The experiments carried out by Kochs and his team focusing on Mx proteins (Mx stands for myxovirus resistance) show that despite all the differences between Thogoto and influenza viruses, the similarities between Thogoto and influenza viruses can help them gain useful insights. Mx proteins are formed when cells are stimulated by interferon. They prevent viruses from multiplying. “Of all viruses, the Thogoto virus is the virus that is the most sensitive to human Mx protein,” said Kochs. “For this reason, the Thogoto virus is important in the clarification of the antiviral mechanism.” Mx proteins prevent a crucial step from taking place during the replication of viruses. They inhibit the viral enzyme RNA polymerase that copies the genetic material of the viruses. In the cell nucleus, RNA polymerase, other proteins and the viral RNA genome form a complex known as ribonuclein protein complex (RNP). But how do the Mx proteins manage to block this complex?Mx proteins are molecular machines that assemble into highly complex rings, thereby exerting a mechanical force on other molecules. Dr. Kochs and his team assume that the Mx protein rings surround the RNP complex, thereby preventing this complex from exerting its proper function. The researchers hope to carry out experiments to provide further evidence for this model. However, they have to overcome the problem that the molecular structure of Mx proteins is still not known despite many years of intensive research. Researchers at the Freiburg Department of Virology and a group from the Max Delbrück Centre in Berlin, with whom the Freiburg researchers work closely, have come a step further towards elucidating the structure of Mx proteins. In a recent publication in the journal Nature, the cooperation partners described the atomic structure of a segment of the human Mx protein and showed that the interaction between Mx proteins and RNP complex is crucial for the antiviral function of the defence molecule. “How does the recognition of viral RNP complexes work on the molecular level?” asks Dr. Kochs.

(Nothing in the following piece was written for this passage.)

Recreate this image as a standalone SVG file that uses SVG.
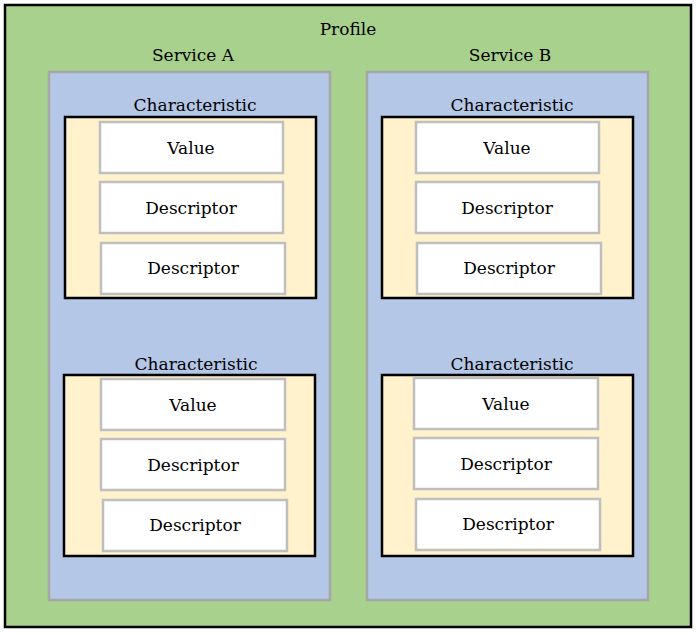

Future experiments will shed light on this and the Thogoto virus will play a crucial role in the researchers' investigations, in particular because it can be effectively inhibited by the Mx proteins. The researchers now hope to gain detailed insights into the way Mx proteins are able to fend off viruses. Moreover, they hope that this will help them move towards the development of new molecular therapies against influenza viruses. New ideas are important because influenza viruses are able to adapt rapidly to currently used drugs. "It's not the same for Mx proteins," said Dr. Kochs. "Although we have tried for many years to cultivate resistant viruses for laboratory purposes, it seems to be impossible." Will it be possible some time in the future to develop a therapy based on the Mx inhibition mechanism that will finally provide a way to defend the organism against influenza viruses?